The jury reached a verdict on Tuesday. The Colts signed longtime Chargers quarterback Philip Rivers to a one-year, $25 million contract, effectively ending Brissett’s days as the Colts’ QB1 and signifying Ballard’s belief that Rivers is the man to get the Colts back into the playoffs after a 7-9 season.
At 38, Rivers is still four years younger than that dude on the Buccaneers, but he also has a child who’s only five years younger than Kyler Murray (just saying). Indianapolis had a chance to take a young quarterback with the no. 13 pick in the 2020 draft, but elected to flip it to San Francisco instead for defensive tackle and general havoc-wreaker DeForest Buckner, adding an anchor up front to a stout defense that already features Darius Leonard and Justin Houston. While the Colts were drafting too low to snag one of this year’s top quarterback prospects like LSU’s Joe Burrow or Alabama’s Tua Tagovailoa, there was a chance someone like Oregon’s Justin Herbert or Utah State’s Jordan Love would have been available at no. 13. Ballard ultimately decided that adding Rivers under center and Buckner on defense was a better move for a team built to win now.

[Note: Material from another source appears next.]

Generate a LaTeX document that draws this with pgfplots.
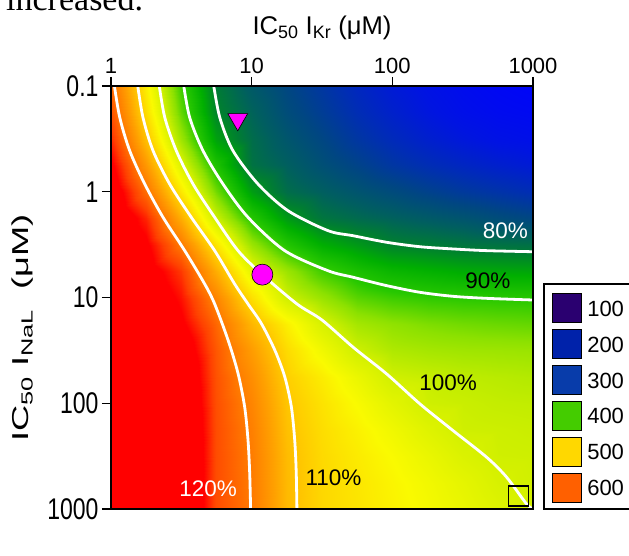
\documentclass[border=0pt]{standalone}
\usepackage{fontspec}
\setmainfont{Liberation Sans}
\newfontfamily\serifface{Liberation Serif}
\usepackage{graphicx}
\usepackage{pgfplots}
\usepackage{pgfplotstable}
\pgfplotsset{compat=1.18}

\definecolor{c100}{RGB}{42,0,112}
\definecolor{c200}{RGB}{0,34,170}
\definecolor{c300}{RGB}{8,60,170}
\definecolor{c400}{RGB}{68,204,0}
\definecolor{c500}{RGB}{255,216,0}
\definecolor{c600}{RGB}{255,96,0}
\definecolor{mag}{RGB}{255,0,255}

\newcommand\vs[1]{\scalebox{1}[1.3]{#1}}
\newcommand\lab{\fontsize{22.5}{24}\selectfont}

% APD in % of control; x = log10 IC50 IKr, y = log10 IC50 INaL
\pgfplotstableread[row sep=\\]{
x y v\\
0 -1 121.5\\ 0.25 -1 106.2\\ 0.5 -1 91.0\\ 0.75 -1 79.7\\ 1 -1 75\\ 1.25 -1 72\\ 1.5 -1 69.5\\ 1.75 -1 67\\ 2 -1 65\\ 2.25 -1 63.5\\ 2.5 -1 62.3\\ 2.75 -1 61.5\\ 3 -1 61\\
0 -0.75 123.5\\ 0.25 -0.75 108.1\\ 0.5 -0.75 92.9\\ 0.75 -0.75 80.8\\ 1 -0.75 76.5\\ 1.25 -0.75 73\\ 1.5 -0.75 70.5\\ 1.75 -0.75 68\\ 2 -0.75 66\\ 2.25 -0.75 64.3\\ 2.5 -0.75 63\\ 2.75 -0.75 62.2\\ 3 -0.75 61.8\\
0 -0.5 126.4\\ 0.25 -0.5 111.4\\ 0.5 -0.5 96.3\\ 0.75 -0.5 83.6\\ 1 -0.5 77.8\\ 1.25 -0.5 74.5\\ 1.5 -0.5 72\\ 1.75 -0.5 69.5\\ 2 -0.5 67.5\\ 2.25 -0.5 65.8\\ 2.5 -0.5 64.5\\ 2.75 -0.5 63.5\\ 3 -0.5 63\\
0 -0.25 130\\ 0.25 -0.25 116\\ 0.5 -0.25 101.4\\ 0.75 -0.25 88.7\\ 1 -0.25 78.6\\ 1.25 -0.25 76\\ 1.5 -0.25 73.5\\ 1.75 -0.25 71.5\\ 2 -0.25 69.5\\ 2.25 -0.25 68\\ 2.5 -0.25 66.8\\ 2.75 -0.25 65.8\\ 3 -0.25 65\\
0 0 133\\ 0.25 0 121\\ 0.5 0 107.1\\ 0.75 0 93.8\\ 1 0 83.3\\ 1.25 0 78\\ 1.5 0 76\\ 1.75 0 74.3\\ 2 0 72.8\\ 2.25 0 71.3\\ 2.5 0 70\\ 2.75 0 69\\ 3 0 68\\
0 0.25 135\\ 0.25 0.25 126.8\\ 0.5 0.25 113.5\\ 0.75 0.25 99.7\\ 1 0.25 89.5\\ 1.25 0.25 82.9\\ 1.5 0.25 79\\ 1.75 0.25 77.5\\ 2 0.25 76.3\\ 2.25 0.25 75.2\\ 2.5 0.25 74.2\\ 2.75 0.25 73\\ 3 0.25 72\\
0 0.5 136\\ 0.25 0.5 130\\ 0.5 0.5 119.8\\ 0.75 0.5 107.4\\ 1 0.5 96.1\\ 1.25 0.5 89.4\\ 1.5 0.5 85\\ 1.75 0.5 82.8\\ 2 0.5 80.5\\ 2.25 0.5 79.8\\ 2.5 0.5 79\\ 2.75 0.5 78.6\\ 3 0.5 78.3\\
0 0.75 137\\ 0.25 0.75 132\\ 0.5 0.75 125.5\\ 0.75 0.75 113.5\\ 1 0.75 102.2\\ 1.25 0.75 96.1\\ 1.5 0.75 91.2\\ 1.75 0.75 88.3\\ 2 0.75 86.3\\ 2.25 0.75 85.4\\ 2.5 0.75 84.6\\ 2.75 0.75 84.2\\ 3 0.75 84\\
0 1 138\\ 0.25 1 134\\ 0.5 1 128\\ 0.75 1 118.4\\ 1 1 107.9\\ 1.25 1 99.9\\ 1.5 1 96\\ 1.75 1 92.5\\ 2 1 91.1\\ 2.25 1 90.4\\ 2.5 1 90.05\\ 2.75 1 89.9\\ 3 1 89.8\\
0 1.25 139\\ 0.25 1.25 136\\ 0.5 1.25 130\\ 0.75 1.25 121.6\\ 1 1.25 112.5\\ 1.25 1.25 106.1\\ 1.5 1.25 100.7\\ 1.75 1.25 96.8\\ 2 1.25 95.3\\ 2.25 1.25 94.3\\ 2.5 1.25 93.7\\ 2.75 1.25 93.3\\ 3 1.25 93\\
0 1.5 140\\ 0.25 1.5 138\\ 0.5 1.5 133\\ 0.75 1.5 123\\ 1 1.5 115.4\\ 1.25 1.5 108.4\\ 1.5 1.5 103.8\\ 1.75 1.5 99.7\\ 2 1.5 97.5\\ 2.25 1.5 96.8\\ 2.5 1.5 96.4\\ 2.75 1.5 96.2\\ 3 1.5 96\\
0 1.75 140\\ 0.25 1.75 139\\ 0.5 1.75 135\\ 0.75 1.75 123.5\\ 1 1.75 117.2\\ 1.25 1.75 109.8\\ 1.5 1.75 106.5\\ 1.75 1.75 103.1\\ 2 1.75 99.9\\ 2.25 1.75 99.2\\ 2.5 1.75 98.6\\ 2.75 1.75 98.2\\ 3 1.75 97.8\\
0 2 140\\ 0.25 2 139.5\\ 0.5 2 136\\ 0.75 2 123.8\\ 1 2 118.3\\ 1.25 2 110.8\\ 1.5 2 107.6\\ 1.75 2 104.8\\ 2 2 102.1\\ 2.25 2 99.8\\ 2.5 2 99.4\\ 2.75 2 99\\ 3 2 98.8\\
0 2.25 140\\ 0.25 2.25 140\\ 0.5 2.25 137\\ 0.75 2.25 124\\ 1 2.25 119\\ 1.25 2.25 111.4\\ 1.5 2.25 108.2\\ 1.75 2.25 106\\ 2 2.25 103.8\\ 2.25 2.25 101.6\\ 2.5 2.25 99.8\\ 2.75 2.25 99.6\\ 3 2.25 99.4\\
0 2.5 140\\ 0.25 2.5 140\\ 0.5 2.5 137.5\\ 0.75 2.5 124\\ 1 2.5 119.4\\ 1.25 2.5 111.9\\ 1.5 2.5 108.6\\ 1.75 2.5 106.7\\ 2 2.5 104.9\\ 2.25 2.5 103\\ 2.5 2.5 101.1\\ 2.75 2.5 99.85\\ 3 2.5 99.7\\
0 2.75 140\\ 0.25 2.75 140\\ 0.5 2.75 138\\ 0.75 2.75 124\\ 1 2.75 119.6\\ 1.25 2.75 112.1\\ 1.5 2.75 108.8\\ 1.75 2.75 107.2\\ 2 2.75 105.6\\ 2.25 2.75 104\\ 2.5 2.75 102.4\\ 2.75 2.75 100.7\\ 3 2.75 99.9\\
0 3 140\\ 0.25 3 140\\ 0.5 3 138\\ 0.75 3 124\\ 1 3 119.8\\ 1.25 3 112.2\\ 1.5 3 108.9\\ 1.75 3 107.4\\ 2 3 105.9\\ 2.25 3 104.4\\ 2.5 3 103\\ 2.75 3 101.5\\ 3 3 100\\
}\apd

\begin{document}
\begin{tikzpicture}
\useasboundingbox (0,0) rectangle (629pt,556pt);
\node[anchor=base west, inner sep=0pt, font=\serifface\fontsize{34}{36}\selectfont] at (6pt,545pt) {increased.};
\begin{axis}[
    at={(111pt,47pt)}, anchor=south west,
    scale only axis, width=422pt, height=423pt,
    xmin=0, xmax=3, ymin=-1, ymax=3, y dir=reverse,
    xtick={0,1,2,3}, xticklabels={1,10,100,1000},
    ytick={-1,0,1,2,3}, yticklabels={\vs{0.1},\vs{1},\vs{10},\vs{100},\vs{1000}},
    xtick pos=right, xticklabel pos=right, ytick pos=left,
    tick align=outside, major tick length=9pt,
    tick style={black, line width=1.5pt},
    axis line style={line width=1.6pt},
    axis on top,
    xticklabel style={font=\fontsize{22}{24}\selectfont},
    yticklabel style={font=\fontsize{23}{25}\selectfont},
    xlabel={IC\textsubscript{50} I\textsubscript{Kr} (μM)},
    xlabel style={at={(axis description cs:0.5,1.1206)}, anchor=base, font=\fontsize{25.6}{28}\selectfont},
    ylabel={\resizebox{228pt}{\height}{IC\textsubscript{50} I\textsubscript{NaL}\ \ (μM)}},
    ylabel style={at={(axis description cs:-0.2085,0.428)}, anchor=center, font=\fontsize{23}{25}\selectfont},
    colormap={apd}{rgb255(60)=(0,0,255) rgb255(64)=(0,20,225) rgb255(68)=(0,45,180)
        rgb255(72)=(0,70,130) rgb255(76)=(0,95,95) rgb255(80)=(0,125,50)
        rgb255(85)=(0,175,0) rgb255(90)=(40,200,0) rgb255(95)=(140,225,0)
        rgb255(100)=(210,240,0) rgb255(105)=(250,250,0) rgb255(110)=(255,205,0)
        rgb255(115)=(255,160,0) rgb255(120)=(255,120,0) rgb255(125)=(255,65,0)
        rgb255(129)=(255,0,0) rgb255(140)=(255,0,0)},
    point meta min=60, point meta max=140,
    legend image code/.code={\fill[#1] (0pt,-13pt) rectangle (29pt,16pt);},
    legend cell align=left,
    legend style={at={(1.026,0.532)}, anchor=north west, draw=none, fill=none,
        font=\fontsize{22}{24}\selectfont, nodes={inner sep=0pt},
        row sep=6.5pt, column sep=6pt, inner xsep=7.7pt, inner ysep=9pt},
]
\addplot[surf, shader=interp, point meta=explicit, mesh/cols=13, forget plot]
    table[x=x, y=y, meta=v] {\apd};

\addplot[white, line width=2.8pt, smooth, forget plot] coordinates {
    (0.021,-1.03) (0.062,-0.704) (0.133,-0.388) (0.240,-0.073) (0.370,0.242)
    (0.524,0.557) (0.666,0.872) (0.737,1.061) (0.832,1.402) (0.903,1.717)
    (0.950,2.033) (0.974,2.348) (0.986,2.662) (0.993,3.03)};
\addplot[white, line width=2.8pt, smooth, forget plot] coordinates {
    (0.187,-1.03) (0.227,-0.704) (0.299,-0.388) (0.417,-0.073) (0.571,0.242)
    (0.737,0.557) (0.879,0.872) (0.974,1.061) (1.068,1.244) (1.164,1.496)
    (1.235,1.749) (1.282,2.033) (1.306,2.348) (1.317,2.662) (1.322,3.03)};
\addplot[white, line width=2.8pt, smooth, forget plot] coordinates {
    (0.340,-1.03) (0.382,-0.704) (0.464,-0.388) (0.583,-0.073) (0.737,0.242)
    (0.903,0.557) (1.076,0.784) (1.322,1.061) (1.500,1.213) (1.722,1.471)
    (1.960,1.723) (2.197,2.007) (2.433,2.260) (2.671,2.511) (2.813,2.700)
    (2.955,2.953) (3.03,3.03)};
\addplot[white, line width=2.8pt, smooth, forget plot] coordinates {
    (0.514,-1.03) (0.559,-0.704) (0.654,-0.388) (0.796,-0.073) (0.974,0.242)
    (1.235,0.557) (1.543,0.747) (1.722,0.809) (1.960,0.888) (2.197,0.951)
    (2.433,0.989) (2.671,1.008) (3.03,1.025)};
\addplot[white, line width=2.8pt, smooth, forget plot] coordinates {
    (0.727,-1.03) (0.773,-0.704) (0.867,-0.388) (1.045,-0.073) (1.258,0.179)
    (1.543,0.368) (1.722,0.416) (1.960,0.478) (2.197,0.520) (2.433,0.541)
    (2.671,0.557) (3.03,0.568)};

\addplot[only marks, mark=triangle*, mark size=11.5pt, forget plot,
    mark options={rotate=180, fill=mag, draw=black, line width=0.6pt}]
    coordinates {(0.901,-0.685)};
\addplot[only marks, mark=*, mark size=10.5pt, forget plot,
    mark options={fill=mag, draw=black, line width=0.6pt}]
    coordinates {(1.076,0.784)};
\addplot[only marks, mark=square, mark size=10pt, forget plot,
    mark options={draw=black, line width=1.2pt}]
    coordinates {(2.898,2.877)};

\node[white, font=\lab, inner sep=0pt] at (axis cs:2.804,0.366) {80\%};
\node[black, font=\lab, inner sep=0pt] at (axis cs:2.680,0.839) {90\%};
\node[black, font=\lab, inner sep=0pt] at (axis cs:2.396,1.809) {100\%};
\node[black, font=\lab, inner sep=0pt] at (axis cs:1.582,2.702) {110\%};
\node[white, font=\lab, inner sep=0pt] at (axis cs:0.690,2.811) {120\%};
\node[anchor=base, font=\fontsize{24}{26}\selectfont] at (axis description cs:0.5,-0.0804) {APD (ms)\ \ - [D]= 5μM};

\addlegendimage{fill=c100}\addlegendentry{100}
\addlegendimage{fill=c200}\addlegendentry{200}
\addlegendimage{fill=c300}\addlegendentry{300}
\addlegendimage{fill=c400}\addlegendentry{400}
\addlegendimage{fill=c500}\addlegendentry{500}
\addlegendimage{fill=c600}\addlegendentry{600}
\end{axis}
% frame of the colour key, running off the right edge as in the reference
\draw[line width=1.5pt] (680pt,272pt) -- (544pt,272pt) -- (544pt,47pt) -- (680pt,47pt);
\end{tikzpicture}
\end{document}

Despite making an abundance of sense on paper, Rivers strangely feels like a bit of a settle for the Colts, who had the cap room and draft picks to land a long-term quarterback this offseason. Rivers will be reuniting with head coach Frank Reich and offensive coordinator Nick Sirianni, both of whom worked with Rivers in San Diego, giving the offensive brain trust plenty of continuity. But he also only presses the snooze button for what could turn into a recurring nightmare for Ballard. Having to find a quarterback every offseason isn’t for the faint of heart. And not every offseason features as many available candidates as this year, whether in the draft, free agency, or via trade.
The Colts are intimately familiar with Rivers’s ceiling; Reich and Sirianni witnessed his prime from the sidelines. There’s little chance that a quarterback who’s turning 39 this December will have a career year, but there’s a good chance Rivers will rebound playing behind the best offensive line of his career and with a host of young weapons like wide receiver T.Y. Hilton and running back Marlon Mack. With a system he knows and familiar voices in his ear, Rivers should improve on last season’s numbers (23 TDs, 20 INTs, 4,615 yards on 66.0 percent completion percentage). Those numbers don’t jump off the page—the interceptions are particularly worrisome—but they would bring some pop to an offense that ranked third to last in passing yards per game last season.
The Colts could still go out and draft a young quarterback next month. With two second-round picks (34th and 44th overall), Ballard could select a sleeper to pair with Rivers or possibly scoop up a big name that falls to him. But with Brissett also under contract for next season, the Colts may roll with the veteran duo and just plan on addressing their long-term quarterback situation next season.
Ballard already lived out every GM’s fantasy: having a once-in-a-generation quarterback on his roster. Chances are, cruel as they may be, he realizes the odds are against it ever happening again. By signing Rivers, Ballard and the Colts are making an admission. They’re betting the rest of their team is Super Bowl–caliber and that they need only a slight upgrade at quarterback to get over the top. Rather than roll the dice in the draft, Ballard made it clear he doesn’t think he needs Luck to win a Super Bowl—just a bolo.